Huigra tiene su encanto. Quedan aún los restos de los buenos tiempos del ferrocarril; un campamento fastuoso que se cae de viejo; una casa opulenta eternamente abandonada, y el aire de otros días. Queda el billar con la rocola que toca, casi siempre, la música tristona de Julio Jaramillo. Queda el parquecito frente a la estación; viejas tiendas que despachan las humildades que los campesinos demandan. Más allá, una hostería buena, en lo que fue la quinta de Elia Liut, el piloto italiano de los años veinte, que se quedó por allí. Y por todo lado, la cordillera aplastante.

En tiempos normales, por las calles viejas, caminan turistas extranjeros que vienen de hacer ese viaje épico en un ferrocarril único. Llegan los gringos cargados de cámaras, apretados en el techo de los coches del mixto, asombrados todavía por la impresión de los abismos mitológicos de la Nariz del Diablo. Vienen a este pasado que se quedó en Huigra, anclado entre la cordillera y el Chanchán. Vienen a conocer este país que los ecuatorianos no conocen.

Chanchán, como Huigra, como Pistishí, son pueblitos ferrocarrileros enclavados en una geografía asombrosa. Allí están, como en la época de Alfaro, esperando la llegada del tren, esperando quizá un progreso inalcanzable. Son reliquias de un país que ya no es más. Son el pasado traicionado por la modernidad y la carretera que les volvió las espaldas y les aisló. El tren llega a ellos, en su necia e interminable agonía, con su carga de turistas y sus escasos pasajeros nacionales. Su viaje es como un rito que se cumple para no morir. Es una especie de recuerdo que persiste con la misma tenacidad con que sobreviven las gentes que viven a orillas del dramático Chanchán.

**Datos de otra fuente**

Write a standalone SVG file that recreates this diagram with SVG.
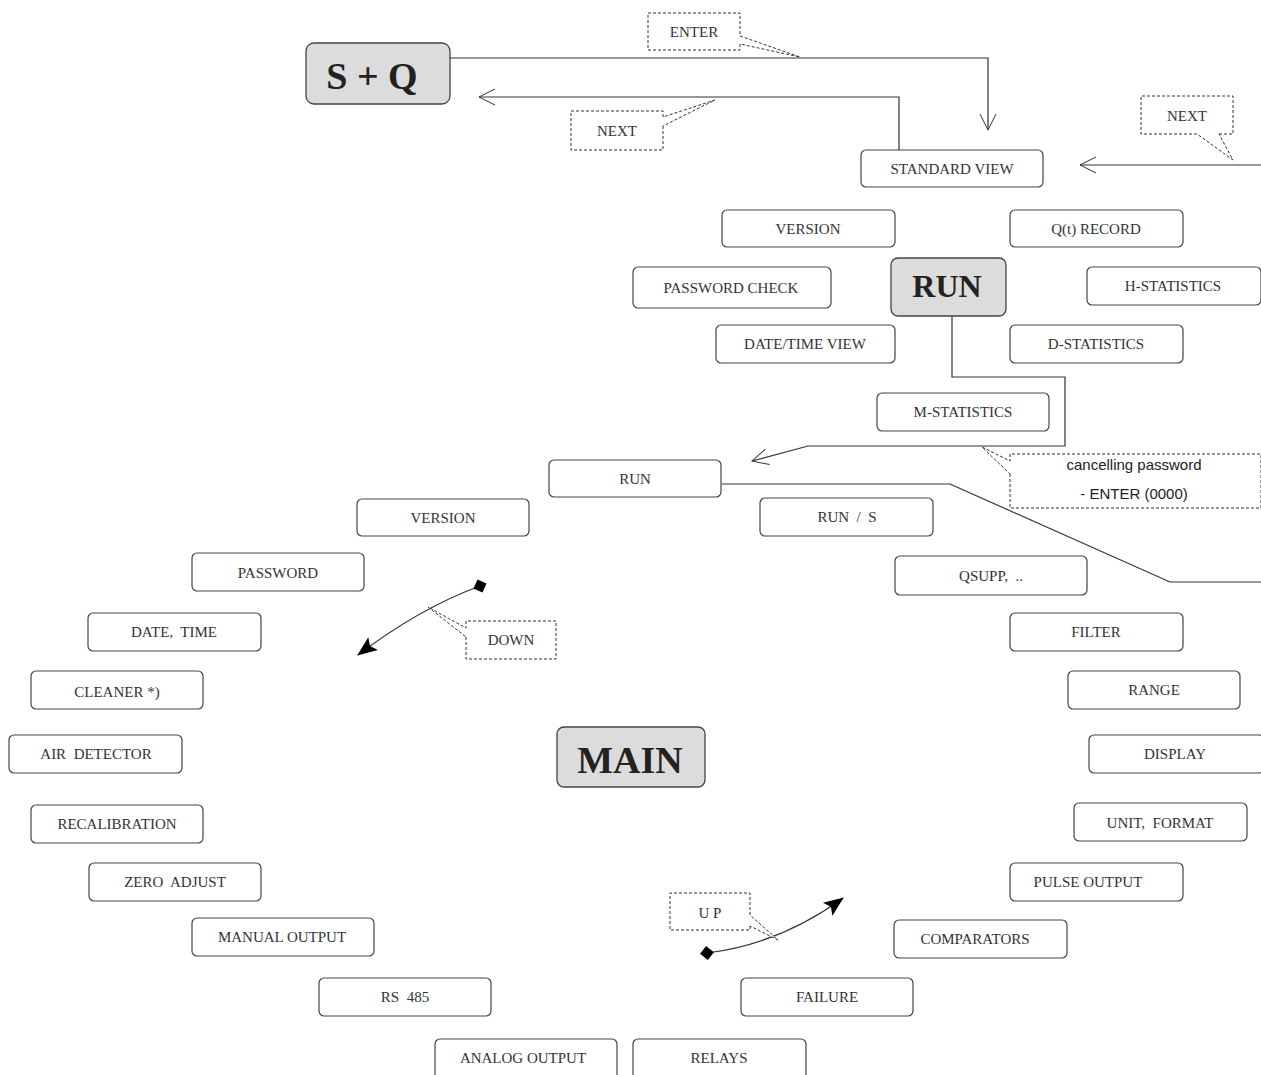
<svg xmlns="http://www.w3.org/2000/svg" width="1261" height="1075" viewBox="0 0 1261 1075">
<style>
.box{fill:#fff;stroke:#444;stroke-width:1.2}
.big{fill:#dcdcdc;stroke:#444;stroke-width:1.3}
.t{font-family:"Liberation Serif","Times New Roman",serif;font-size:15px;fill:#333;text-anchor:middle;white-space:pre}
.bt{font-family:"Liberation Serif","Times New Roman",serif;font-weight:bold;fill:#222;text-anchor:middle;white-space:pre}
.st{font-family:"Liberation Sans",Arial,sans-serif;font-size:15px;fill:#222;text-anchor:middle}
.ln{fill:none;stroke:#333;stroke-width:1.2}
.call{fill:#fff;stroke:#333;stroke-width:1;stroke-dasharray:3,2}
</style>
<defs>
<marker id="open" viewBox="0 0 20 20" refX="18" refY="10" markerWidth="20" markerHeight="20" markerUnits="userSpaceOnUse" orient="auto">
<path d="M2,2 L18,10 L2,18" fill="none" stroke="#333" stroke-width="1"/>
</marker>
<marker id="tri" viewBox="0 0 20 20" refX="19" refY="10" markerWidth="20" markerHeight="20" markerUnits="userSpaceOnUse" orient="auto">
<path d="M0,2 L20,10 L0,18 L4,10 Z" fill="#000"/>
</marker>
<marker id="dia" viewBox="0 0 14 14" refX="7" refY="7" markerWidth="14" markerHeight="14" markerUnits="userSpaceOnUse" orient="auto">
<path d="M7,0 L14,7 L7,14 L0,7 Z" fill="#000"/>
</marker>
</defs>

<g id="connectors">
<polyline class="ln" points="450,58 988,58 988,130" marker-end="url(#open)"/>
<polyline class="ln" points="899,150 899,97 479,97" marker-end="url(#open)"/>
<line class="ln" x1="1261" y1="165" x2="1080" y2="165" marker-end="url(#open)"/>
<polyline class="ln" points="952,316 952,377 1065,377 1065,446 808,446 752,461" marker-end="url(#open)"/>
<polyline class="ln" points="722,484 950,484 1170,582 1261,582"/>
<path class="ln" d="M480,586 Q420,608 358,655" marker-start="url(#dia)" marker-end="url(#tri)"/>
<path class="ln" d="M707,953 Q780,944 843,898" marker-start="url(#dia)" marker-end="url(#tri)"/>
</g>

<g id="callouts">
<g id="c-enter"><path class="call" d="M740,44 V50 H648 V13 H740 V36 L800,57 Z"/><text class="t" x="694" y="37">ENTER</text></g>
<g id="c-next1"><path class="call" d="M663,126 V150 H571 V111 H663 V117 L715,100 Z"/><text class="t" x="617" y="136">NEXT</text></g>
<g id="c-next2"><path class="call" d="M1219,134 H1233 V96 H1141 V134 H1197 L1233,160 Z"/><text class="t" x="1187" y="121">NEXT</text></g>
<g id="c-cancel"><path class="call" d="M1010,474 V508 H1261 V454 H1010 V461 L982,447 Z"/><text class="st" x="1134" y="470">cancelling password</text><text class="st" x="1134" y="499">- ENTER (0000)</text></g>
<g id="c-down"><path class="call" d="M466,637 V659 H556 V621 H466 V628 L428,607 Z"/><text class="t" x="511" y="645">DOWN</text></g>
<g id="c-up"><path class="call" d="M750,926 V930 H670 V893 H750 V915 L778,940 Z"/><text class="t" x="710" y="918">U P</text></g>
</g>

<g id="n-sq"><rect class="big" x="306" y="43" width="144" height="61" rx="8"/><text class="bt" x="372" y="89" font-size="38">S + Q</text></g>
<g id="n-std"><rect class="box" x="861" y="150" width="182" height="37" rx="5"/><text class="t" x="952" y="174">STANDARD VIEW</text></g>
<g id="n-version1"><rect class="box" x="722" y="210" width="173" height="37" rx="5"/><text class="t" x="808" y="234">VERSION</text></g>
<g id="n-qt"><rect class="box" x="1010" y="210" width="173" height="37" rx="5"/><text class="t" x="1096" y="234">Q(t) RECORD</text></g>
<g id="n-pwcheck"><rect class="box" x="633" y="267" width="198" height="41" rx="5"/><text class="t" x="731" y="293">PASSWORD CHECK</text></g>
<g id="n-run-big"><rect class="big" x="891" y="258" width="115" height="58" rx="7"/><text class="bt" x="947" y="297" font-size="32">RUN</text></g>
<g id="n-hstat"><rect class="box" x="1087" y="267" width="174" height="38" rx="5"/><text class="t" x="1173" y="291">H-STATISTICS</text></g>
<g id="n-dtview"><rect class="box" x="716" y="325" width="179" height="38" rx="5"/><text class="t" x="805" y="349">DATE/TIME VIEW</text></g>
<g id="n-dstat"><rect class="box" x="1010" y="325" width="173" height="38" rx="5"/><text class="t" x="1096" y="349">D-STATISTICS</text></g>
<g id="n-mstat"><rect class="box" x="877" y="393" width="172" height="38" rx="5"/><text class="t" x="963" y="417">M-STATISTICS</text></g>
<g id="n-run"><rect class="box" x="549" y="460" width="172" height="37" rx="5"/><text class="t" x="635" y="484">RUN</text></g>
<g id="n-version2"><rect class="box" x="357" y="499" width="172" height="37" rx="5"/><text class="t" x="443" y="523">VERSION</text></g>
<g id="n-runs"><rect class="box" x="760" y="498" width="173" height="38" rx="5"/><text class="t" x="847" y="522">RUN  /  S</text></g>
<g id="n-password"><rect class="box" x="192" y="553" width="172" height="38" rx="5"/><text class="t" x="278" y="578">PASSWORD</text></g>
<g id="n-qsupp"><rect class="box" x="895" y="556" width="192" height="39" rx="5"/><text class="t" x="991" y="581">QSUPP,  ..</text></g>
<g id="n-datetime"><rect class="box" x="88" y="613" width="173" height="38" rx="5"/><text class="t" x="174" y="637">DATE,  TIME</text></g>
<g id="n-filter"><rect class="box" x="1010" y="613" width="173" height="38" rx="5"/><text class="t" x="1096" y="637">FILTER</text></g>
<g id="n-cleaner"><rect class="box" x="31" y="671" width="172" height="38" rx="5"/><text class="t" x="117" y="697">CLEANER *)</text></g>
<g id="n-range"><rect class="box" x="1068" y="671" width="172" height="38" rx="5"/><text class="t" x="1154" y="695">RANGE</text></g>
<g id="n-air"><rect class="box" x="9" y="735" width="173" height="38" rx="5"/><text class="t" x="96" y="759">AIR  DETECTOR</text></g>
<g id="n-main"><rect class="big" x="557" y="727" width="148" height="60" rx="7"/><text class="bt" x="630" y="773" font-size="38">MAIN</text></g>
<g id="n-display"><rect class="box" x="1089" y="735" width="175" height="38" rx="5"/><text class="t" x="1175" y="759">DISPLAY</text></g>
<g id="n-recal"><rect class="box" x="31" y="805" width="172" height="38" rx="5"/><text class="t" x="117" y="829">RECALIBRATION</text></g>
<g id="n-unit"><rect class="box" x="1074" y="803" width="173" height="38" rx="5"/><text class="t" x="1160" y="828">UNIT,  FORMAT</text></g>
<g id="n-zero"><rect class="box" x="89" y="863" width="172" height="38" rx="5"/><text class="t" x="175" y="887">ZERO  ADJUST</text></g>
<g id="n-pulse"><rect class="box" x="1010" y="863" width="173" height="38" rx="5"/><text class="t" x="1088" y="887">PULSE OUTPUT</text></g>
<g id="n-manual"><rect class="box" x="192" y="918" width="182" height="38" rx="5"/><text class="t" x="282" y="942">MANUAL OUTPUT</text></g>
<g id="n-comp"><rect class="box" x="894" y="920" width="173" height="38" rx="5"/><text class="t" x="975" y="944">COMPARATORS</text></g>
<g id="n-rs"><rect class="box" x="319" y="978" width="172" height="38" rx="5"/><text class="t" x="405" y="1002">RS  485</text></g>
<g id="n-failure"><rect class="box" x="741" y="978" width="172" height="38" rx="5"/><text class="t" x="827" y="1002">FAILURE</text></g>
<g id="n-analog"><rect class="box" x="435" y="1039" width="182" height="42" rx="5"/><text class="t" x="523" y="1063">ANALOG OUTPUT</text></g>
<g id="n-relays"><rect class="box" x="633" y="1039" width="173" height="42" rx="5"/><text class="t" x="719" y="1063">RELAYS</text></g>
</svg>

La vida de esos pueblos, metidos en las profundidades de la cuenca del río, llega a las primeras planas cuando una tragedia grande les azota. Reviven esos pueblos para el Ecuador oficial, cuando las montañas se caen sobre el cauce turbulento, cuando crecen los ríos, cuando el mundo y la geografía se derrumban sobre ellos. Sin tragedias que hagan noticia, esos pueblos no existen. Pero ellos son, en realidad, los que hacen el tejido de una nación diversa cuya vida decurre en la modestia y la pobreza, en el aislamiento y la soledad.

Llegar a Huigra y reconocerla, entrar a sus casas, ir por sus calles, es, en cierta forma, volver sobre el viejo país, regresar a las profundidades de una sociedad, que entre las turbulencias de la vida, olvidamos que existe. El viejo y verdadero Ecuador vuelve así, súbita y trágicamente, como para recordarnos que, además de las autopistas y los rascacielos, que más allá de los presupuestos y los balances, que ajenos a la turbulencias de la vida pública, hay hombres que viven como antes, entre privaciones y esfuerzos, animosos, soportando una soledad que oprime como la enorme y bella montaña que marca el horizonte de Huigra.